Preeclampsia (PE) manifesting as hypertension and organ injury is mediated by vascular dysfunction. In biological fluids, extracellular vesicles (EVs) containing microRNA (miRNA), protein, and other cargo released from the placenta may serve as carriers to propagate injury, altering the functional phenotype of endothelial cells. PE has been consistently correlated with increased levels of placenta-derived EVs (pEVs) in maternal circulation. However, whether pEVs impaired endothelial cell function remains to be determined. In this study, we hypothesize that pEVs from pregnant women with severe PE (sPE) impair endothelial function through altered cell signaling.
We obtained plasma samples from women with sPE (n = 14) and normotensive pregnant women (n = 15) for the isolation of EVs. The total number of EV and pEV contribution was determined by quantifying immunoreactive EV-cluster of designation 63 (CD63) and placental alkaline phosphatase (PLAP) as placenta-specific markers, respectively. Vascular endothelial functional assays were determined by cell migration, electric cell-substrate impedance sensing in human aortic endothelial cells (HAECs), and wire myography in isolated blood vessels, preincubated with EVs from normotensive and sPE women.
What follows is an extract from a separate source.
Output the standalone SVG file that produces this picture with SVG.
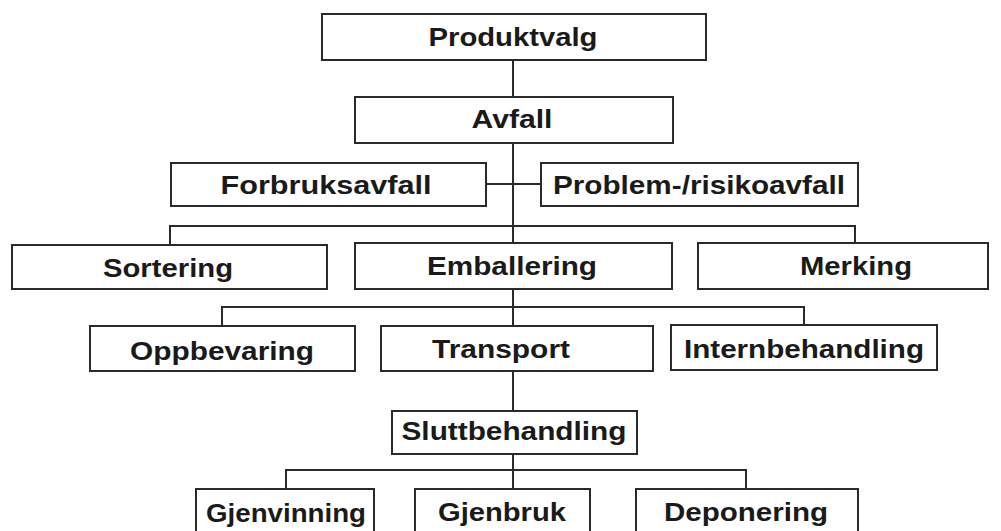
<svg xmlns="http://www.w3.org/2000/svg" width="1001" height="531" viewBox="0 0 1001 531">
<style>
.box{fill:#fff;stroke:#2a2a2a;stroke-width:2}
.ln{fill:none;stroke:#2a2a2a;stroke-width:2}
text{font-family:"Liberation Sans",Arial,sans-serif;font-weight:bold;font-size:25px;fill:#1a1a1a;text-anchor:middle}
</style>
<rect width="1001" height="531" fill="#fff"/>
<g id="connectors">
<path class="ln" d="M513 60V97M513 143V243M486 184H541M170 245V226H855V243M513 289V326M222 326V307H804V325M513 371V411M513 454V489M286 489V470H746V489"/>
</g>
<g id="n-produktvalg"><rect class="box" x="322" y="14" width="384" height="46"/><text x="513" y="46" textLength="169" lengthAdjust="spacingAndGlyphs">Produktvalg</text></g>
<g id="n-avfall"><rect class="box" x="355" y="97" width="318" height="46"/><text x="512" y="128" textLength="81" lengthAdjust="spacingAndGlyphs">Avfall</text></g>
<g id="n-forbruksavfall"><rect class="box" x="171" y="163" width="315" height="43"/><text x="326" y="194" textLength="211" lengthAdjust="spacingAndGlyphs">Forbruksavfall</text></g>
<g id="n-problem"><rect class="box" x="541" y="163" width="317" height="43"/><text x="699" y="194" textLength="292" lengthAdjust="spacingAndGlyphs">Problem-/risikoavfall</text></g>
<g id="n-sortering"><rect class="box" x="12" y="245" width="315" height="44"/><text x="168" y="277" textLength="130" lengthAdjust="spacingAndGlyphs">Sortering</text></g>
<g id="n-emballering"><rect class="box" x="355" y="243" width="317" height="46"/><text x="512" y="275" textLength="170" lengthAdjust="spacingAndGlyphs">Emballering</text></g>
<g id="n-merking"><rect class="box" x="698" y="243" width="290" height="46"/><text x="856" y="275" textLength="112" lengthAdjust="spacingAndGlyphs">Merking</text></g>
<g id="n-oppbevaring"><rect class="box" x="90" y="326" width="265" height="45"/><text x="222" y="360" textLength="184" lengthAdjust="spacingAndGlyphs">Oppbevaring</text></g>
<g id="n-transport"><rect class="box" x="381" y="326" width="272" height="45"/><text x="501" y="358" textLength="138" lengthAdjust="spacingAndGlyphs">Transport</text></g>
<g id="n-internbehandling"><rect class="box" x="671" y="325" width="266" height="45"/><text x="804" y="358" textLength="240" lengthAdjust="spacingAndGlyphs">Internbehandling</text></g>
<g id="n-sluttbehandling"><rect class="box" x="392" y="411" width="245" height="43"/><text x="514" y="440" textLength="225" lengthAdjust="spacingAndGlyphs">Sluttbehandling</text></g>
<g id="n-gjenvinning"><rect class="box" x="196" y="489" width="178" height="52"/><text x="286" y="522" textLength="160" lengthAdjust="spacingAndGlyphs">Gjenvinning</text></g>
<g id="n-gjenbruk"><rect class="box" x="415" y="489" width="175" height="52"/><text x="502" y="521" textLength="128" lengthAdjust="spacingAndGlyphs">Gjenbruk</text></g>
<g id="n-deponering"><rect class="box" x="636" y="489" width="222" height="52"/><text x="746" y="521" textLength="164" lengthAdjust="spacingAndGlyphs">Deponering</text></g>
</svg>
Plasma EV and pEV levels were increased in sPE when compared to normotensive without a significant size distribution difference in sPE (108.8 ± 30.2 nm) and normotensive-EVs (101.3 ± 20.3 nm). Impaired endothelial repair and proliferation, reduced endothelial barrier function, reduced endothelial-dependent vasorelaxation, and decreased nitrite level indicate that sPE-EVs induced vascular endothelial dysfunction. Moreover, sPE-EVs significantly downregulated endothelial nitric oxide synthase (eNOS and p-eNOS) when compared to normotensive-EV.
EVs from sPE women impair endothelial-dependent vascular functions in vitro.